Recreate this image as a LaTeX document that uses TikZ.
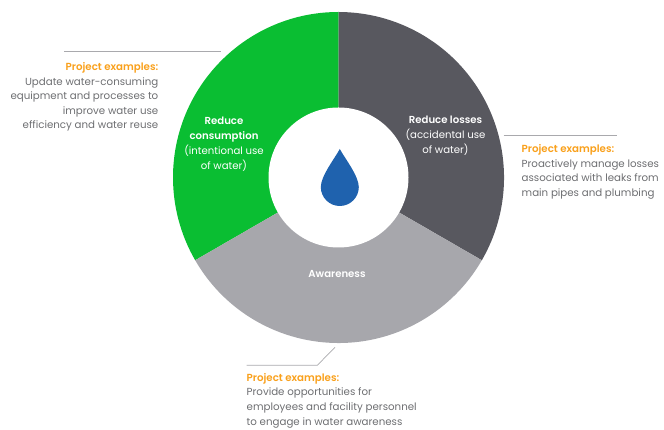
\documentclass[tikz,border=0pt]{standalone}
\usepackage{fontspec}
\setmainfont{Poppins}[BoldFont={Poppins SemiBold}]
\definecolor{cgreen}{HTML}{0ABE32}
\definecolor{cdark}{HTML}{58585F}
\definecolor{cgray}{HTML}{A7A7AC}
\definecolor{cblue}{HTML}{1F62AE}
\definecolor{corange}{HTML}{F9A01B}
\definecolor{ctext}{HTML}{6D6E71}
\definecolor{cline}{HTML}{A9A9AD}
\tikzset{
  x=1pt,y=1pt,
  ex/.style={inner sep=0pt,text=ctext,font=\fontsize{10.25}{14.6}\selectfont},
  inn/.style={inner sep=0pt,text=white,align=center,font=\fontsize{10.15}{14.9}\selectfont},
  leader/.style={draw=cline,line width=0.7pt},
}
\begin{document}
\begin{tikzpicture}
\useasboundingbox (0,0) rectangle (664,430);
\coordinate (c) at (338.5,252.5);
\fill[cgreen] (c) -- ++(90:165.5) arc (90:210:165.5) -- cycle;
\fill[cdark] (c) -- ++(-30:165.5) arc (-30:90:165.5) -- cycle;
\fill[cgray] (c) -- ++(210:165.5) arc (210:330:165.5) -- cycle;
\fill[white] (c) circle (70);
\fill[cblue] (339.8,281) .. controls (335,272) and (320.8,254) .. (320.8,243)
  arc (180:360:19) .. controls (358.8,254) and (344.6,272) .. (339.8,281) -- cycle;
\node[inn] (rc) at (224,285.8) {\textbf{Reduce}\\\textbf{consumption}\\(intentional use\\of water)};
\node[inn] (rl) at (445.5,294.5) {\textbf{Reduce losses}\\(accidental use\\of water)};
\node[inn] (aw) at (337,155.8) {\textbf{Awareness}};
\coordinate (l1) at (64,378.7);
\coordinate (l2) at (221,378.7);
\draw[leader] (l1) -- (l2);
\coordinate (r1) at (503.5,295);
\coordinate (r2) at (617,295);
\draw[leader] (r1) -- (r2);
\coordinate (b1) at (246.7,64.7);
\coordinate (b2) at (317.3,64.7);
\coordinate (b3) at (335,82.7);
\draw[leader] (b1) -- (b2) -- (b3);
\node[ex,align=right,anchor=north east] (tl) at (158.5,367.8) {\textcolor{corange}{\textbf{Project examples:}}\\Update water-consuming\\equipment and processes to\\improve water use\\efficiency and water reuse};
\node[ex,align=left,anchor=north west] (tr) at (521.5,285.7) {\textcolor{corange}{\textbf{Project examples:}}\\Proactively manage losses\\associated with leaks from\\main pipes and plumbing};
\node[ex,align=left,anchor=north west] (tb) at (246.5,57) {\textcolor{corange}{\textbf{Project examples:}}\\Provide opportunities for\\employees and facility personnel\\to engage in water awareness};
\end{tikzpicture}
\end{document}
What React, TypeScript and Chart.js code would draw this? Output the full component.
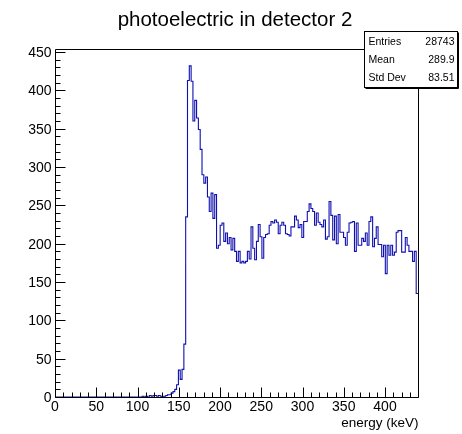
------------------------------------
### Aim
Without including any pictures, reproduce the listing exactly.

### Response for this exercise
Recreate this image as a LaTeX document that uses TikZ.
\documentclass[tikz,border=0pt]{standalone}
\usepackage{fontspec}
\setmainfont{Poppins}[BoldFont={Poppins SemiBold}]
\definecolor{cgreen}{HTML}{0ABE32}
\definecolor{cdark}{HTML}{58585F}
\definecolor{cgray}{HTML}{A7A7AC}
\definecolor{cblue}{HTML}{1F62AE}
\definecolor{corange}{HTML}{F9A01B}
\definecolor{ctext}{HTML}{6D6E71}
\definecolor{cline}{HTML}{A9A9AD}
\tikzset{
  x=1pt,y=1pt,
  ex/.style={inner sep=0pt,text=ctext,font=\fontsize{10.25}{14.6}\selectfont},
  inn/.style={inner sep=0pt,text=white,align=center,font=\fontsize{10.15}{14.9}\selectfont},
  leader/.style={draw=cline,line width=0.7pt},
}
\begin{document}
\begin{tikzpicture}
\useasboundingbox (0,0) rectangle (664,430);
\coordinate (c) at (338.5,252.5);
\fill[cgreen] (c) -- ++(90:165.5) arc (90:210:165.5) -- cycle;
\fill[cdark] (c) -- ++(-30:165.5) arc (-30:90:165.5) -- cycle;
\fill[cgray] (c) -- ++(210:165.5) arc (210:330:165.5) -- cycle;
\fill[white] (c) circle (70);
\fill[cblue] (339.8,281) .. controls (335,272) and (320.8,254) .. (320.8,243)
  arc (180:360:19) .. controls (358.8,254) and (344.6,272) .. (339.8,281) -- cycle;
\node[inn] (rc) at (224,285.8) {\textbf{Reduce}\\\textbf{consumption}\\(intentional use\\of water)};
\node[inn] (rl) at (445.5,294.5) {\textbf{Reduce losses}\\(accidental use\\of water)};
\node[inn] (aw) at (337,155.8) {\textbf{Awareness}};
\coordinate (l1) at (64,378.7);
\coordinate (l2) at (221,378.7);
\draw[leader] (l1) -- (l2);
\coordinate (r1) at (503.5,295);
\coordinate (r2) at (617,295);
\draw[leader] (r1) -- (r2);
\coordinate (b1) at (246.7,64.7);
\coordinate (b2) at (317.3,64.7);
\coordinate (b3) at (335,82.7);
\draw[leader] (b1) -- (b2) -- (b3);
\node[ex,align=right,anchor=north east] (tl) at (158.5,367.8) {\textcolor{corange}{\textbf{Project examples:}}\\Update water-consuming\\equipment and processes to\\improve water use\\efficiency and water reuse};
\node[ex,align=left,anchor=north west] (tr) at (521.5,285.7) {\textcolor{corange}{\textbf{Project examples:}}\\Proactively manage losses\\associated with leaks from\\main pipes and plumbing};
\node[ex,align=left,anchor=north west] (tb) at (246.5,57) {\textcolor{corange}{\textbf{Project examples:}}\\Provide opportunities for\\employees and facility personnel\\to engage in water awareness};
\end{tikzpicture}
\end{document}
What React, TypeScript and Chart.js code would draw this? Output the full component.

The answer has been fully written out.